According to a statement from the Federal Deposit Insurance Corp, the Raleigh, North Carolina-based lender entered into a purchase and assumption agreement for all deposits and loans of SVB.

“First Citizens Bank & Trust Co will buy all of Silicon Valley Bank’s (SIVB.O) deposits and loans from the Federal Deposit Insurance Corporation (FDIC),” the regulator added in a statement.

Silicon Valley Bank collapsed this month just days after it announced significant losses, creating one of the biggest bank failures in the U.S. since the Great Recession and sparking a government plan to protect depositors.

The closure capped tumultuous days for SVB—a lender to technology startups at a difficult time of inflation and rising interest rates.

The troubles began after it announced it had sold $21 billion in securities at a loss of $1.8 billion and would seek to raise $2.25 billion in capital.

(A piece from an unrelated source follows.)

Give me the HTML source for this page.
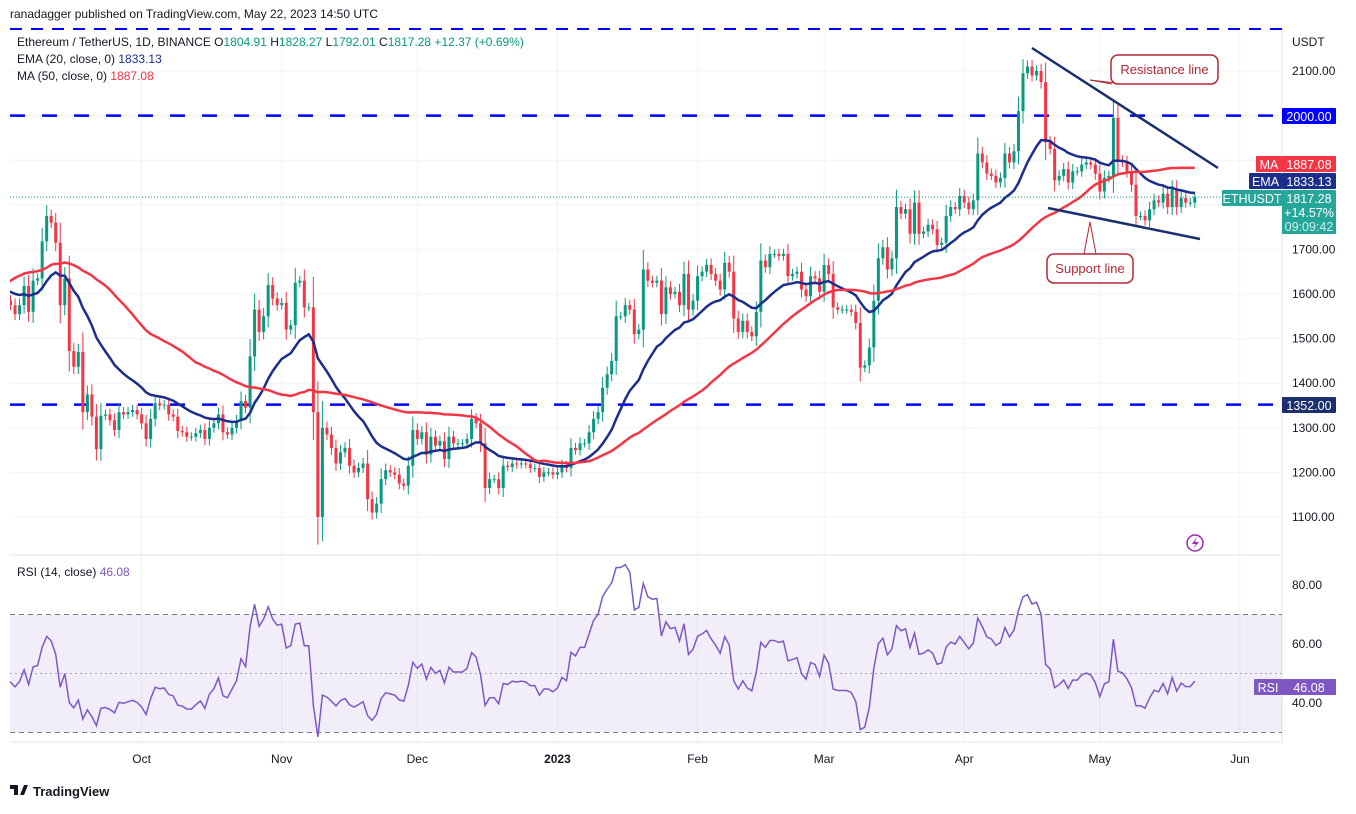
<!DOCTYPE html>
<html><head><meta charset="utf-8">
<style>
body{margin:0;background:#fff;width:1356px;height:809px;overflow:hidden;font-family:"Liberation Sans",sans-serif;}
svg text{font-family:"Liberation Sans",sans-serif;}
</style></head>
<body>
<svg id="chart" width="1356" height="809" xmlns="http://www.w3.org/2000/svg"></svg>
<script>
const preCloses=[1190,1240,1330,1375,1440,1570,1540,1580,1525,1440,1600,1550,1520,1580,1630,1725,1690,1635,1610,1680,1660,1710,1780,1850,1880,1840,1905,1930,1950,1890,1850,1720,1620,1600,1645,1575,1615,1620,1590,1680,1700,1690,1505,1560,1490,1550,1530,1555,1575];
const closes=[1585,1575,1555,1575,1618,1560,1630,1635,1718,1775,1760,1715,1575,1635,1472,1437,1470,1335,1375,1325,1252,1327,1330,1317,1295,1335,1330,1335,1340,1330,
1310,1275,1320,1355,1350,1352,1330,1325,1293,1290,1280,1280,1288,1295,1275,1300,1310,1330,1290,1285,1300,1315,1360,1345,1460,1565,1515,1550,1620,1590,1575,
1580,1520,1530,1625,1630,1570,1570,1335,1100,1300,1285,1255,1220,1245,1255,1215,1200,1210,1220,1140,1110,1130,1185,1205,1200,1195,1175,1170,1215,1295,
1275,1290,1240,1280,1260,1270,1230,1280,1265,1265,1265,1275,1320,1310,1265,1165,1185,1185,1165,1215,1212,1220,1218,1220,1218,1210,1210,1190,1200,1200,1195,
1200,1215,1210,1255,1250,1265,1265,1290,1320,1335,1390,1420,1450,1550,1550,1575,1565,1510,1520,1655,1630,1625,1630,1555,1615,1600,1605,1575,1645,1565,1585,
1640,1650,1665,1645,1630,1610,1670,1650,1545,1515,1540,1515,1505,1560,1675,1660,1690,1690,1685,1690,1640,1645,1650,1610,1595,1640,1635,1605,
1665,1645,1570,1565,1565,1565,1560,1535,1435,1440,1480,1585,1680,1705,1655,1680,1795,1780,1790,1735,1805,1735,1740,1755,1745,1710,1715,1775,1795,1790,1820,
1805,1790,1810,1915,1895,1870,1865,1850,1860,1915,1895,1920,2010,2095,2110,2090,2100,2075,1940,1925,1855,1865,1880,1850,1875,1875,1890,1895,1890,1870,
1830,1860,1865,1995,1900,1895,1875,1845,1775,1775,1765,1790,1810,1805,1825,1795,1835,1795,1815,1805,1805,1817];
const priceTicks=[2100,1700,1600,1500,1400,1300,1200,1100];
const rsiTicks=[80,60,40];
const monthLabels=["Oct","Nov","Dec","2023","Feb","Mar","Apr","May","Jun"];
const monthDays=[30,61,91,122,153,181,212,242,273];

const svg=document.getElementById('chart');
const NS='http://www.w3.org/2000/svg';
function mk(tag,attrs,parent){const el=document.createElementNS(NS,tag);for(const k in attrs)el.setAttribute(k,attrs[k]);(parent||svg).appendChild(el);return el;}
const X=i=>6+i*4.52;
const Y=p=>71+(2100-p)*0.446;
const RY=r=>585+(80-r)*2.95;

const allCloses=preCloses.concat(closes);
const off=preCloses.length;
const emaVals=[];let emaCur=allCloses[0];for(let i=0;i<allCloses.length;i++){emaCur=i?allCloses[i]*2/21+emaCur*19/21:allCloses[i];emaVals.push(emaCur);}
const maVals=[];for(let i=0;i<allCloses.length;i++){const s=Math.max(0,i-49);let t=0;for(let j=s;j<=i;j++)t+=allCloses[j];maVals.push(t/(i-s+1));}
const rsiVals=[];let ag=15,al=15;for(let i=1;i<allCloses.length;i++){const d=allCloses[i]-allCloses[i-1];ag=(ag*13+Math.max(d,0))/14;al=(al*13+Math.max(-d,0))/14;rsiVals.push(100-100/(1+ag/al));}
const rsiAt=i=>rsiVals[i+off-1];

mk('rect',{x:0,y:0,width:1356,height:809,fill:'#fff'});
const defs=mk('defs',{});const cp=mk('clipPath',{id:'plot'},defs);mk('rect',{x:10,y:0,width:1272,height:809},cp);
for(const p of [2100,2000,1900,1800,1700,1600,1500,1400,1300,1200,1100]){mk('line',{x1:10,x2:1282,y1:Y(p),y2:Y(p),stroke:'#f0f3fa'});}
for(const d of monthDays){mk('line',{x1:X(d),x2:X(d),y1:28,y2:742,stroke:'#f0f3fa'});}
mk('line',{x1:1282,x2:1282,y1:28,y2:742,stroke:'#e0e3eb'});
mk('line',{x1:10,x2:1282,y1:555,y2:555,stroke:'#e0e3eb'});
mk('line',{x1:10,x2:1282,y1:742,y2:742,stroke:'#e0e3eb'});

const band=mk('rect',{x:10,y:RY(70),width:1272,height:RY(30)-RY(70),fill:'#7e57c2','fill-opacity':0.1});

for(const r of [70,30])mk('line',{x1:10,x2:1282,y1:RY(r),y2:RY(r),stroke:'#787b86','stroke-dasharray':'5,4'});
mk('line',{x1:10,x2:1282,y1:RY(50),y2:RY(50),stroke:'#787b86','stroke-dasharray':'2,3','stroke-opacity':0.6});

const topLine=mk('line',{x1:10,x2:1282,y1:29,y2:29,stroke:'#0000ff','stroke-width':2,'stroke-dasharray':'12,9'});

for(const p of [2000,1352]){const l=mk('line',{x1:10,x2:1282,y1:Y(p),y2:Y(p),stroke:'#0000ff','stroke-width':2.5,'stroke-dasharray':'15,17'});
}

const plotG=mk('g',{'clip-path':'url(#plot)'});
const cg=mk('g',{},plotG);
for(let i=0;i<closes.length;i++){
 const o=i?closes[i-1]:preCloses[preCloses.length-1];const c=closes[i];
 const w=Math.abs(c-o)*0.25+10;const h=Math.max(o,c)+w,l=Math.min(o,c)-w*0.9;
 const col=c>=o?'#089981':'#f23645';const x=X(i);
 const g=mk('g',{},cg);
 
 
 mk('line',{x1:x,x2:x,y1:Y(h),y2:Y(l),stroke:col,'stroke-width':1},g);
 const y1=Y(Math.max(o,c)),y2=Y(Math.min(o,c));
 mk('rect',{x:x-1.5,y:y1,width:3,height:Math.max(1,y2-y1),fill:col},g);
}
function pathD(vals,fx,fy){return vals.map((v,i)=>(i?'L':'M')+fx(i).toFixed(1)+','+fy(v).toFixed(1)).join('');}
const emaP=mk('path',{d:pathD(emaVals.slice(off),X,Y),fill:'none',stroke:'#1b2e8c','stroke-width':2.5},plotG);

const maP=mk('path',{d:pathD(maVals.slice(off),X,Y),fill:'none',stroke:'#f23645','stroke-width':2.5},plotG);

const rsiP=mk('path',{d:pathD(closes.map((_,i)=>rsiAt(i)),X,RY),fill:'none',stroke:'#7e57c2','stroke-width':1.5},plotG);

mk('line',{x1:10,x2:1282,y1:Y(1817.28),y2:Y(1817.28),stroke:'#089981','stroke-dasharray':'1,2'});

const rl=mk('line',{x1:1032,y1:48,x2:1218,y2:168,stroke:'#1b2e6e','stroke-width':2.5});

const sl=mk('line',{x1:1048,y1:208,x2:1200,y2:239,stroke:'#1b2e6e','stroke-width':2.5});

function callout(x,y,w,h,s,name,px,py,ax){const g=mk('g',{});
 mk('path',{d:`M${ax-6},${y<py?y+h:y} L${px},${py} L${ax+6},${y<py?y+h:y}`,fill:'#fff',stroke:'#b22833','stroke-width':1},g);
 mk('rect',{x,y,width:w,height:h,rx:7,fill:'#fff',stroke:'#b22833','stroke-width':1.5},g);
 const t=mk('text',{x:x+w/2,y:y+h/2+4.5,'text-anchor':'middle','font-size':13,fill:'#b22833'},g);t.textContent=s;}
callout(1111,55,107,29,'Resistance line','resistance-callout',1090,80,1118);
callout(1047,254,86,29,'Support line','support-callout',1090,222,1090);

function txt(x,y,s,attrs,name){const t=mk('text',Object.assign({x,y,'font-size':12,fill:'#131722'},attrs||{}));t.textContent=s;if(name){}return t;}
txt(1292,46,'USDT',{},'currency-label');
priceTicks.forEach(p=>txt(1292,Y(p)+4,p.toFixed(2),{},'price-tick'));
rsiTicks.forEach(r=>txt(1292,RY(r)+4,r.toFixed(2),{},'rsi-tick'));
monthLabels.forEach((m,i)=>txt(X(monthDays[i]),763,m,{'text-anchor':'middle','font-weight':m==='2023'?'bold':'normal'},'month-label'));
function box(x,y,w,h,fill,lines,name){const g=mk('g',{});
 mk('rect',{x,y,width:w,height:h,fill,rx:1},g);lines.forEach((l,i)=>{const t=mk('text',{x:x+w/2,y:y+13+i*14,'text-anchor':'middle','font-size':12.5,fill:i==2?'#d0efe9':'#fff'},g);t.textContent=l;});}
box(1282,108,54,16,'#0000ff',['2000.00'],'level-2000-label');
box(1282,397,54,16,'#1b2e6e',['1352.00'],'level-1352-label');
box(1256,156,26,16,'#f23645',['MA'],'ma-tag');box(1282,156,54,16,'#f23645',['1887.08'],'ma-value-label');
box(1249,173,33,16,'#1b2e8c',['EMA'],'ema-tag');box(1282,173,54,16,'#1b2e8c',['1833.13'],'ema-value-label');
box(1222,190,60,16,'#26a69a',['ETHUSDT'],'symbol-tag');box(1282,190,54,44,'#26a69a',['1817.28','+14.57%','09:09:42'],'last-price-label');
box(1254,679,28,16,'#7e57c2',['RSI'],'rsi-tag');box(1282,679,54,16,'#7e57c2',['46.08'],'rsi-value-label');

txt(10,18,'ranadagger published on TradingView.com, May 22, 2023 14:50 UTC',{'font-size':12,fill:'#131722'},'publish-info');
const l1=txt(17,46,'',{'font-size':12},'symbol-legend');
l1.innerHTML='Ethereum / TetherUS, 1D, BINANCE  O<tspan fill="#089981">1804.91 </tspan> H<tspan fill="#089981">1828.27 </tspan> L<tspan fill="#089981">1792.01 </tspan> C<tspan fill="#089981">1817.28 +12.37 (+0.69%)</tspan>';
const l2=txt(17,63,'',{'font-size':12},'ema-legend');l2.innerHTML='EMA (20, close, 0) <tspan fill="#1b2e8c">1833.13</tspan>';
const l3=txt(17,80,'',{'font-size':12},'ma-legend');l3.innerHTML='MA (50, close, 0) <tspan fill="#f23645">1887.08</tspan>';
const l4=txt(17,576,'',{'font-size':12},'rsi-legend');l4.innerHTML='RSI (14, close) <tspan fill="#7e57c2">46.08</tspan>';
const li=mk('g',{});
mk('circle',{cx:1195,cy:543,r:8,fill:'none',stroke:'#9c27b0','stroke-width':1.5},li);
mk('path',{d:'M1197,537 L1192,544 L1196,544 L1193,549 L1199,542 L1195,542 Z',fill:'#9c27b0'},li);
const fl=mk('g',{});
mk('path',{d:'M10,785 h8 v10 h-4 v-6 h-4z M20,795 l4,-10 h4 l-4,10z',fill:'#131722'},fl);
const ft=mk('text',{x:33,y:796,'font-size':13,'font-weight':'bold',fill:'#131722'},fl);ft.textContent='TradingView';
</script>
</body></html>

Analysts said high deposit outflows prompted the move at the bank due to a broader downturn in the startup industry.

However, there were also signs of mounting uncertainty about the banking system.

Days earlier, the cryptocurrency-focused Silvergate Bank announced it would wind down on March 8 due to losses suffered in its loan portfolio.

Two days later, upon announcement of an attempt to raise capital, the bank run occurred at the giant Silicon Valley Bank, causing it to collapse and be seized by regulators that day.

Soon after, Signature Bank, a New York-based regional bank that also became a leader in cryptocurrency lending, shuttered suddenly.

With turmoil spreading, 11 banks joined forces to inject $30 billion into First Republic Bank, another troubled bank, on March 16 to stem the outflow of depositors there. They also wanted to reassure jittery consumers and investors.

Yet by then, the bank volatility in the United States spread internationally, with Switzerland’s UBS pushed to take over Credit Suisse to avoid the collapse of a ‘too big to fail’ institution.

The overnight announcement that the Silicon Valley Bank would be sold to FCNCA came ahead of market openings in Europe and aimed to stabilize the increasingly volatile banking sector.